Repeat all the material exactly; pictures stay out of your copy.

▶ Given information:
=======

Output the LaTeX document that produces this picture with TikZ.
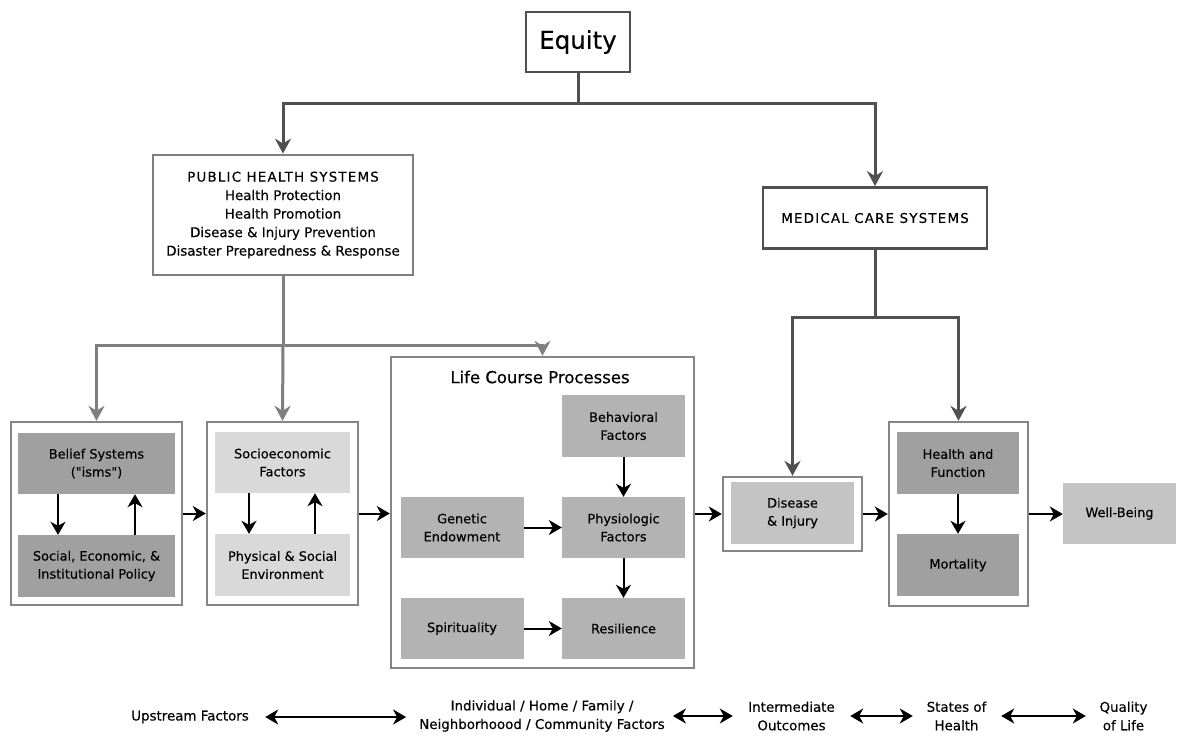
\documentclass[tikz,border=0pt]{standalone}
\usepackage{fontspec}
\setmainfont{DejaVu Sans}[Ligatures=TeXOff, UprightFeatures={FakeBold=0.35}]
\usetikzlibrary{arrows.meta}
\definecolor{dk}{HTML}{505050}
\definecolor{gr}{HTML}{7F7F7F}
\definecolor{ol}{HTML}{858585}
\definecolor{fA}{HTML}{A0A0A0}
\definecolor{fB}{HTML}{D9D9D9}
\definecolor{fC}{HTML}{B3B3B3}
\definecolor{fD}{HTML}{C4C4C4}
\newcommand{\capsp}{\addfontfeature{LetterSpace=9}}
\tikzset{
  txt/.style={font=\fontsize{13.4}{18.5}\selectfont, align=center, text=black},
  intxt/.style={font=\fontsize{12.9}{18}\selectfont, align=center, text=black},
  outer/.style={draw=ol, line width=2.4pt, fill=white, inner sep=0pt},
  topbox/.style={txt, draw=dk, line width=2.8pt, fill=white, inner sep=0pt},
  inbox/.style={intxt, inner sep=0pt, minimum width=#1},
  inbox/.default=123pt,
  darkline/.style={draw=dk, line width=3pt},
  darkarrow/.style={draw=dk, line width=3pt, -{Stealth[length=15pt,width=16pt,inset=5pt]}},
  grayline/.style={draw=gr, line width=3pt},
  grayarrow/.style={draw=gr, line width=3pt, -{Stealth[length=15pt,width=16pt,inset=5pt]}},
  blackarrow/.style={draw=black, line width=2pt, -{Stealth[length=13pt,width=15pt,inset=4pt]}},
  dblarrow/.style={draw=black, line width=2pt, {Stealth[length=13pt,width=15pt,inset=4pt]}-{Stealth[length=13pt,width=15pt,inset=4pt]}},
  bottomtxt/.style={txt, inner sep=0pt, minimum width=#1},
  bottomtxt/.default=50pt
}
\begin{document}
\begin{tikzpicture}[x=1pt,y=-1pt]
\useasboundingbox[fill=white] (0,0) rectangle (1182,748);

% top boxes
\node[topbox, minimum width=104pt, minimum height=60pt, font=\fontsize{24.5}{28}\selectfont] (equity) at (578,42) {Equity};
\node[topbox, draw=gr, minimum width=260pt, minimum height=120pt] (phs) at (283,215)
  {{\capsp PUBLIC HEALTH SYSTEMS}\\Health Protection\\Health Promotion\\Disease \& Injury Prevention\\Disaster Preparedness \& Response};
\node[topbox, minimum width=224pt, minimum height=61pt] (mcs) at (875,218) {\capsp MEDICAL CARE SYSTEMS};

% left groups
\node[outer, minimum width=171pt, minimum height=183pt] (beliefO) at (96.5,513.5) {};
\node[inbox=157pt, fill=fA, minimum height=61pt] (belief) at (96.5,463.5) {Belief Systems\\("isms")};
\node[inbox=157pt, fill=fA, minimum height=62pt] (social) at (96.5,566) {Social, Economic, \&\\Institutional Policy};

\node[outer, minimum width=151pt, minimum height=183pt] (socioO) at (282.5,513.5) {};
\node[inbox=135pt, fill=fB, minimum height=61pt] (socio) at (282.5,462.5) {Socioeconomic\\Factors};
\node[inbox=135pt, fill=fB, minimum height=62pt] (phys) at (282.5,565) {Physical \& Social\\Environment};

% life course
\node[outer, minimum width=303pt, minimum height=311pt] (life) at (542.5,512.5) {};
\node[txt, font=\fontsize{16.5}{20}\selectfont] (lifetitle) at (540,377) {Life Course Processes};
\node[inbox, fill=fC, minimum height=62pt] (behav) at (623.5,426) {Behavioral\\Factors};
\node[inbox, fill=fC, minimum height=61pt] (genetic) at (462,527.5) {Genetic\\Endowment};
\node[inbox, fill=fC, minimum height=61pt] (physio) at (623.5,527.5) {Physiologic\\Factors};
\node[inbox, fill=fC, minimum height=61pt] (spirit) at (462,628.5) {Spirituality};
\node[inbox, fill=fC, minimum height=61pt] (resil) at (623.5,628.5) {Resilience};

% right groups
\node[outer, minimum width=139pt, minimum height=74pt] (diseaseO) at (792.5,514) {};
\node[inbox, fill=fD, minimum height=62pt] (disease) at (792.5,513) {Disease\\\& Injury};
\node[outer, minimum width=139pt, minimum height=184pt] (healthO) at (958.5,514) {};
\node[inbox=122pt, fill=fA, minimum height=62pt] (health) at (958,463) {Health and\\Function};
\node[inbox=122pt, fill=fA, minimum height=62pt] (mort) at (958,565) {Mortality};
\node[inbox=113pt, fill=fD, minimum height=61pt] (well) at (1119.5,513.5) {Well-Being};

% connectors from Equity
\coordinate (eq) at (578,103);
\draw[darkline] (equity.south) -- (eq);
\draw[darkarrow] (eq) -| (phs.north);
\draw[darkarrow] (eq) -| (mcs.north);

% from PHS
\coordinate (pj) at (283,345);
\draw[grayline] (phs.south) -- (pj);
\draw[grayarrow] (pj) -| (beliefO.north);
\draw[grayarrow] (pj) -- (socioO.north);
\draw[grayarrow] (pj) -| (life.north);

% from MCS
\coordinate (mj) at (875,317);
\draw[darkline] (mcs.south) -- (mj);
\draw[darkarrow] (mj) -| (diseaseO.north);
\draw[darkarrow] (mj) -| (healthO.north);

% black arrows
\draw[blackarrow] ([xshift=-38.5pt]belief.south) -- ([xshift=-38.5pt]social.north);
\draw[blackarrow] ([xshift=38.5pt]social.north) -- ([xshift=38.5pt]belief.south);
\draw[blackarrow] ([xshift=-33.5pt]socio.south) -- ([xshift=-33.5pt]phys.north);
\draw[blackarrow] ([xshift=32.5pt]phys.north) -- ([xshift=32.5pt]socio.south);
\draw[blackarrow] (beliefO.east) -- (socioO.west);
\draw[blackarrow] (socioO.east) -- (socioO.east -| life.west);
\draw[blackarrow] (behav.south) -- (physio.north);
\draw[blackarrow] (genetic.east) -- (physio.west);
\draw[blackarrow] (physio.south) -- (resil.north);
\draw[blackarrow] (spirit.east) -- (resil.west);
\draw[blackarrow] (diseaseO.west -| life.east) -- (diseaseO.west);
\draw[blackarrow] (diseaseO.east) -- (healthO.west);
\draw[blackarrow] (healthO.east) -- (healthO.east -| well.west);
\draw[blackarrow] (health.south) -- (mort.north);

% bottom scale
\node[bottomtxt=118pt] (b1) at (190,717) {Upstream Factors};
\node[bottomtxt=242pt] (b2) at (542,716) {Individual / Home / Family /\\Neighborhoood / Community Factors};
\node[bottomtxt=89pt] (b3) at (791.5,716) {Intermediate\\Outcomes};
\node[bottomtxt=61pt] (b4) at (956.5,716) {States of\\Health};
\node[bottomtxt=49pt] (b5) at (1123.5,716) {Quality\\of Life};
\draw[dblarrow] ([xshift=16pt]b1.east) -- ([xshift=-13pt]b1.east -| b2.west);
\draw[dblarrow] ([xshift=8pt]b2.east) -- ([xshift=-14pt]b3.west);
\draw[dblarrow] ([xshift=14pt]b3.east) -- ([xshift=-13pt]b4.west);
\draw[dblarrow] ([xshift=14pt]b4.east) -- ([xshift=-13pt]b5.west);
\end{tikzpicture}
\end{document}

=======

▶ Task output:
Output the LaTeX document that produces this picture with TikZ.
\documentclass[tikz,border=0pt]{standalone}
\usepackage{fontspec}
\setmainfont{DejaVu Sans}[Ligatures=TeXOff, UprightFeatures={FakeBold=0.35}]
\usetikzlibrary{arrows.meta}
\definecolor{dk}{HTML}{505050}
\definecolor{gr}{HTML}{7F7F7F}
\definecolor{ol}{HTML}{858585}
\definecolor{fA}{HTML}{A0A0A0}
\definecolor{fB}{HTML}{D9D9D9}
\definecolor{fC}{HTML}{B3B3B3}
\definecolor{fD}{HTML}{C4C4C4}
\newcommand{\capsp}{\addfontfeature{LetterSpace=9}}
\tikzset{
  txt/.style={font=\fontsize{13.4}{18.5}\selectfont, align=center, text=black},
  intxt/.style={font=\fontsize{12.9}{18}\selectfont, align=center, text=black},
  outer/.style={draw=ol, line width=2.4pt, fill=white, inner sep=0pt},
  topbox/.style={txt, draw=dk, line width=2.8pt, fill=white, inner sep=0pt},
  inbox/.style={intxt, inner sep=0pt, minimum width=#1},
  inbox/.default=123pt,
  darkline/.style={draw=dk, line width=3pt},
  darkarrow/.style={draw=dk, line width=3pt, -{Stealth[length=15pt,width=16pt,inset=5pt]}},
  grayline/.style={draw=gr, line width=3pt},
  grayarrow/.style={draw=gr, line width=3pt, -{Stealth[length=15pt,width=16pt,inset=5pt]}},
  blackarrow/.style={draw=black, line width=2pt, -{Stealth[length=13pt,width=15pt,inset=4pt]}},
  dblarrow/.style={draw=black, line width=2pt, {Stealth[length=13pt,width=15pt,inset=4pt]}-{Stealth[length=13pt,width=15pt,inset=4pt]}},
  bottomtxt/.style={txt, inner sep=0pt, minimum width=#1},
  bottomtxt/.default=50pt
}
\begin{document}
\begin{tikzpicture}[x=1pt,y=-1pt]
\useasboundingbox[fill=white] (0,0) rectangle (1182,748);

% top boxes
\node[topbox, minimum width=104pt, minimum height=60pt, font=\fontsize{24.5}{28}\selectfont] (equity) at (578,42) {Equity};
\node[topbox, draw=gr, minimum width=260pt, minimum height=120pt] (phs) at (283,215)
  {{\capsp PUBLIC HEALTH SYSTEMS}\\Health Protection\\Health Promotion\\Disease \& Injury Prevention\\Disaster Preparedness \& Response};
\node[topbox, minimum width=224pt, minimum height=61pt] (mcs) at (875,218) {\capsp MEDICAL CARE SYSTEMS};

% left groups
\node[outer, minimum width=171pt, minimum height=183pt] (beliefO) at (96.5,513.5) {};
\node[inbox=157pt, fill=fA, minimum height=61pt] (belief) at (96.5,463.5) {Belief Systems\\("isms")};
\node[inbox=157pt, fill=fA, minimum height=62pt] (social) at (96.5,566) {Social, Economic, \&\\Institutional Policy};

\node[outer, minimum width=151pt, minimum height=183pt] (socioO) at (282.5,513.5) {};
\node[inbox=135pt, fill=fB, minimum height=61pt] (socio) at (282.5,462.5) {Socioeconomic\\Factors};
\node[inbox=135pt, fill=fB, minimum height=62pt] (phys) at (282.5,565) {Physical \& Social\\Environment};

% life course
\node[outer, minimum width=303pt, minimum height=311pt] (life) at (542.5,512.5) {};
\node[txt, font=\fontsize{16.5}{20}\selectfont] (lifetitle) at (540,377) {Life Course Processes};
\node[inbox, fill=fC, minimum height=62pt] (behav) at (623.5,426) {Behavioral\\Factors};
\node[inbox, fill=fC, minimum height=61pt] (genetic) at (462,527.5) {Genetic\\Endowment};
\node[inbox, fill=fC, minimum height=61pt] (physio) at (623.5,527.5) {Physiologic\\Factors};
\node[inbox, fill=fC, minimum height=61pt] (spirit) at (462,628.5) {Spirituality};
\node[inbox, fill=fC, minimum height=61pt] (resil) at (623.5,628.5) {Resilience};

% right groups
\node[outer, minimum width=139pt, minimum height=74pt] (diseaseO) at (792.5,514) {};
\node[inbox, fill=fD, minimum height=62pt] (disease) at (792.5,513) {Disease\\\& Injury};
\node[outer, minimum width=139pt, minimum height=184pt] (healthO) at (958.5,514) {};
\node[inbox=122pt, fill=fA, minimum height=62pt] (health) at (958,463) {Health and\\Function};
\node[inbox=122pt, fill=fA, minimum height=62pt] (mort) at (958,565) {Mortality};
\node[inbox=113pt, fill=fD, minimum height=61pt] (well) at (1119.5,513.5) {Well-Being};

% connectors from Equity
\coordinate (eq) at (578,103);
\draw[darkline] (equity.south) -- (eq);
\draw[darkarrow] (eq) -| (phs.north);
\draw[darkarrow] (eq) -| (mcs.north);

% from PHS
\coordinate (pj) at (283,345);
\draw[grayline] (phs.south) -- (pj);
\draw[grayarrow] (pj) -| (beliefO.north);
\draw[grayarrow] (pj) -- (socioO.north);
\draw[grayarrow] (pj) -| (life.north);

% from MCS
\coordinate (mj) at (875,317);
\draw[darkline] (mcs.south) -- (mj);
\draw[darkarrow] (mj) -| (diseaseO.north);
\draw[darkarrow] (mj) -| (healthO.north);

% black arrows
\draw[blackarrow] ([xshift=-38.5pt]belief.south) -- ([xshift=-38.5pt]social.north);
\draw[blackarrow] ([xshift=38.5pt]social.north) -- ([xshift=38.5pt]belief.south);
\draw[blackarrow] ([xshift=-33.5pt]socio.south) -- ([xshift=-33.5pt]phys.north);
\draw[blackarrow] ([xshift=32.5pt]phys.north) -- ([xshift=32.5pt]socio.south);
\draw[blackarrow] (beliefO.east) -- (socioO.west);
\draw[blackarrow] (socioO.east) -- (socioO.east -| life.west);
\draw[blackarrow] (behav.south) -- (physio.north);
\draw[blackarrow] (genetic.east) -- (physio.west);
\draw[blackarrow] (physio.south) -- (resil.north);
\draw[blackarrow] (spirit.east) -- (resil.west);
\draw[blackarrow] (diseaseO.west -| life.east) -- (diseaseO.west);
\draw[blackarrow] (diseaseO.east) -- (healthO.west);
\draw[blackarrow] (healthO.east) -- (healthO.east -| well.west);
\draw[blackarrow] (health.south) -- (mort.north);

% bottom scale
\node[bottomtxt=118pt] (b1) at (190,717) {Upstream Factors};
\node[bottomtxt=242pt] (b2) at (542,716) {Individual / Home / Family /\\Neighborhoood / Community Factors};
\node[bottomtxt=89pt] (b3) at (791.5,716) {Intermediate\\Outcomes};
\node[bottomtxt=61pt] (b4) at (956.5,716) {States of\\Health};
\node[bottomtxt=49pt] (b5) at (1123.5,716) {Quality\\of Life};
\draw[dblarrow] ([xshift=16pt]b1.east) -- ([xshift=-13pt]b1.east -| b2.west);
\draw[dblarrow] ([xshift=8pt]b2.east) -- ([xshift=-14pt]b3.west);
\draw[dblarrow] ([xshift=14pt]b3.east) -- ([xshift=-13pt]b4.west);
\draw[dblarrow] ([xshift=14pt]b4.east) -- ([xshift=-13pt]b5.west);
\end{tikzpicture}
\end{document}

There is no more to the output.